A landmark case that could have a significant impact on the mechanism used to calculate damages in personal injury claims has been won by Mourant Ozannes' litigation team in Guernsey.

On 7 March 2012 the Judicial Committee of the Privy Council (comprising Supreme Court Justices Lord Hope, Lady Hale, Lord Brown, Lord Clarke & Lord Dyson) handed down judgment in the case of Simon v Helmot [2012] UKPC 5, unanimously dismissing the appeal from the Guernsey Court of Appeal of the Defendant to the original Royal Court of Guernsey proceedings, Dylan Simon.

The effect of the decision is to uphold the Guernsey Court of Appeal's award of almost £4.5m in addition to the £9.3m already awarded at first instance making a combined total of almost £14m and confirms the highest lump sum award ever made in the United Kingdom and Crown Dependencies.

Manny Helmot is a former Commonwealth Games cyclist who suffered severe head injuries after being knocked from his bike by a car driven by Mr Simon on a training ride in Guernsey in 1998.

Mourant Ozannes acted for Mr Helmot throughout. Advocate Gordon Dawes appeared on behalf of Manny Helmot in the Royal Court Guernsey, the Guernsey Court of Appeal and with James Dingemans QC in the Privy Council.

The Privy Council's judgment is of considerable interest and importance in the many common law jurisdictions without statutory mechanisms for dealing with such matters. The case will be looked at closely all around the common law world. In addition it is likely to have a considerable impact in the UK itself. The Lord Chancellor is in the process of reviewing the discount rate to be used in England and Wales, having last set the figure back in 2001 at 2.5%. He is likely to come under even greater pressure to make a substantial downwards adjustment which itself will be reflected in much higher lump sum awards of damages in England and Wales also, Scotland is likely to follow.

The Privy Council agreed that the first and foremost consideration was that a claimant was entitled to full compensation for his or her injuries. In the absence of a statutory regime dealing with such matters the starting point was the House of Lords case of Wells v Wells and the use of rates of return derived from Index Linked Government Stocks. Those rates of return had fallen substantially in recent years. The effect of wage inflation had also been recognised. The expert evidence called by the claimant had been given by experts whose credentials had been as impressive as they could possibly have been and was essentially unchallenged.  In the circumstances it was not open to the Guernsey Court to find that the claimant's case as to future losses had not been proved.  The discount rates argued for by the claimant had been proved, including the negative discount rate of -1.5% and therefore the (very high) multipliers resulting from those rates and the appeal failed.
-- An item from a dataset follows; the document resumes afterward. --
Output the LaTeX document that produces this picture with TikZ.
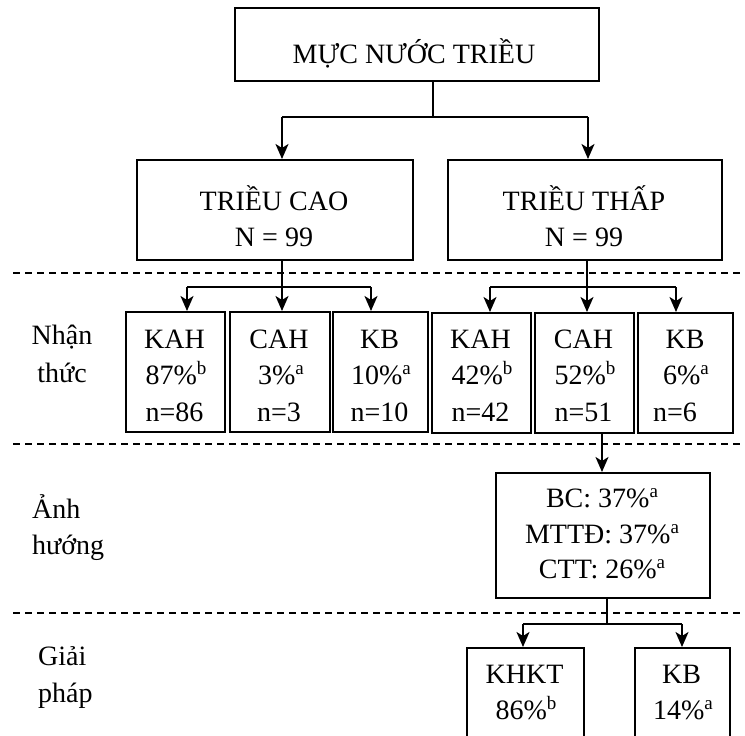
\documentclass[tikz,border=0pt]{standalone}
\usepackage{fontspec}
\setmainfont{Liberation Serif}
\usetikzlibrary{arrows.meta}
\newcommand{\sa}{\raisebox{10pt}{\fontsize{19}{19}\selectfont a}}
\newcommand{\sbb}{\raisebox{10pt}{\fontsize{19}{19}\selectfont b}}
\begin{document}
\begin{tikzpicture}[x=1pt,y=-1pt,
  every node/.style={font=\fontsize{28}{32}\selectfont},
  box/.style={draw, line width=1.8pt, inner sep=0pt, anchor=north west},
  txt/.style={anchor=base, inner sep=0pt},
  lbl/.style={anchor=base west, inner sep=0pt},
  conn/.style={line width=1.8pt},
  arr/.style={line width=1.8pt, -{Stealth[length=15pt,width=13pt,inset=4pt]}},
  sep/.style={line width=1.3pt, dash pattern=on 7pt off 5pt}
]
\useasboundingbox (0,0) rectangle (745,736);
\clip (0,0) rectangle (745,736);

% separators
\draw[sep] (13,273) -- (745,273);
\draw[sep] (13,444) -- (745,444);
\draw[sep] (13,613) -- (745,613);

% boxes
\node[box, minimum width=364pt, minimum height=73pt] (top) at (234,7) {};
\node[box, minimum width=276pt, minimum height=100pt] (cao) at (136,159) {};
\node[box, minimum width=274pt, minimum height=100pt] (thap) at (447,159) {};
\node[box, minimum width=99pt, minimum height=120pt] (kah1) at (125,311) {};
\node[box, minimum width=100pt, minimum height=120pt] (cah1) at (229,311) {};
\node[box, minimum width=95pt, minimum height=120pt] (kb1) at (332,311) {};
\node[box, minimum width=99pt, minimum height=120pt] (kah2) at (431,312) {};
\node[box, minimum width=99pt, minimum height=120pt] (cah2) at (534,312) {};
\node[box, minimum width=95pt, minimum height=120pt] (kb2) at (637,312) {};
\node[box, minimum width=214pt, minimum height=125pt] (bc) at (495,472) {};
\node[box, minimum width=117pt, minimum height=120pt] (khkt) at (466,647) {};
\node[box, minimum width=95pt, minimum height=120pt] (kb3) at (634,647) {};

% texts
\node[txt] (t0) at (414,63) {MỰC NƯỚC TRIỀU};
\node[txt] (t1) at (274,210) {TRIỀU CAO};
\node[txt] (t2) at (274,246) {N = 99};
\node[txt] (t3) at (584,210) {TRIỀU THẤP};
\node[txt] (t4) at (584,246) {N = 99};

\node[txt] at (174.5,348) {KAH};
\node[txt] at (176,384) {87\%\sbb};
\node[txt] at (174.5,421) {n=86};
\node[txt] at (279,348) {CAH};
\node[txt] at (281,384) {3\%\sa};
\node[txt] at (279,421) {n=3};
\node[txt] at (379.5,348) {KB};
\node[txt] at (381,384) {10\%\sa};
\node[txt] at (379.5,421) {n=10};

\node[txt] at (480.5,348) {KAH};
\node[txt] at (482,384) {42\%\sbb};
\node[txt] at (480.5,421) {n=42};
\node[txt] at (583.5,348) {CAH};
\node[txt] at (585,384) {52\%\sbb};
\node[txt] at (583.5,421) {n=51};
\node[txt] at (685,348) {KB};
\node[txt] at (686,384) {6\%\sa};
\node[txt] at (675,421) {n=6};

\node[txt] at (602,507) {BC: 37\%\sa};
\node[txt] at (602,543) {MTTĐ: 37\%\sa};
\node[txt] at (602,578) {CTT: 26\%\sa};

\node[txt] at (524.5,683) {KHKT};
\node[txt] at (526,719) {86\%\sbb};
\node[txt] at (681.5,683) {KB};
\node[txt] at (683,719) {14\%\sa};

% left labels
\node[txt] at (62,344) {Nhận};
\node[txt] at (62,382) {thức};
\node[lbl] at (32,518) {Ảnh};
\node[lbl] at (32,554) {hướng};
\node[lbl] at (38,665) {Giải};
\node[lbl] at (38,702) {pháp};

% connectors: level 1
\coordinate (j0) at (433,117);
\coordinate (h0l) at (282,117);
\coordinate (h0r) at (588,117);
\draw[conn] (top.south -| j0) -- (j0);
\draw[conn] (h0l) -- (h0r);
\draw[arr] (h0l) -- (cao.north -| h0l);
\draw[arr] (h0r) -- (thap.north -| h0r);

% level 2 left
\coordinate (h1l) at (187,287);
\coordinate (h1m) at (282,287);
\coordinate (h1r) at (371,287);
\draw[conn] (h1l) -- (h1r);
\draw[arr] (cao.south -| h1m) -- (cah1.north -| h1m);
\draw[arr] (h1l) -- (kah1.north -| h1l);
\draw[arr] (h1r) -- (kb1.north -| h1r);

% level 2 right
\coordinate (h2l) at (490,287);
\coordinate (h2m) at (587,287);
\coordinate (h2r) at (676,287);
\draw[conn] (h2l) -- (h2r);
\draw[arr] (thap.south -| h2m) -- (cah2.north -| h2m);
\draw[arr] (h2l) -- (kah2.north -| h2l);
\draw[arr] (h2r) -- (kb2.north -| h2r);

% level 3
\coordinate (v3) at (602,440);
\draw[arr] (cah2.south -| v3) -- (bc.north -| v3);

% level 4
\coordinate (j4) at (607,624);
\coordinate (h4l) at (523,624);
\coordinate (h4r) at (682,624);
\draw[conn] (bc.south -| j4) -- (j4);
\draw[conn] (h4l) -- (h4r);
\draw[arr] (h4l) -- (khkt.north -| h4l);
\draw[arr] (h4r) -- (kb3.north -| h4r);
\end{tikzpicture}
\end{document}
Advocate Dawes commented: "This is a wonderful result for Manny Helmot and his family. The judgment assures Manny's future care and gives him and his family peace of mind. It is also a wonderful result from a legal point of view which is likely to have an effect in many jurisdictions around the world. The principles established in this case will mean substantially higher lump sum awards of damages for seriously injured claimants in those jurisdictions affected and enable them to fund their care arrangements in a way that was not possible with the law as it was understood to be. It is very exciting also for Guernsey to produce such an important case which has truly made waves around the common law world."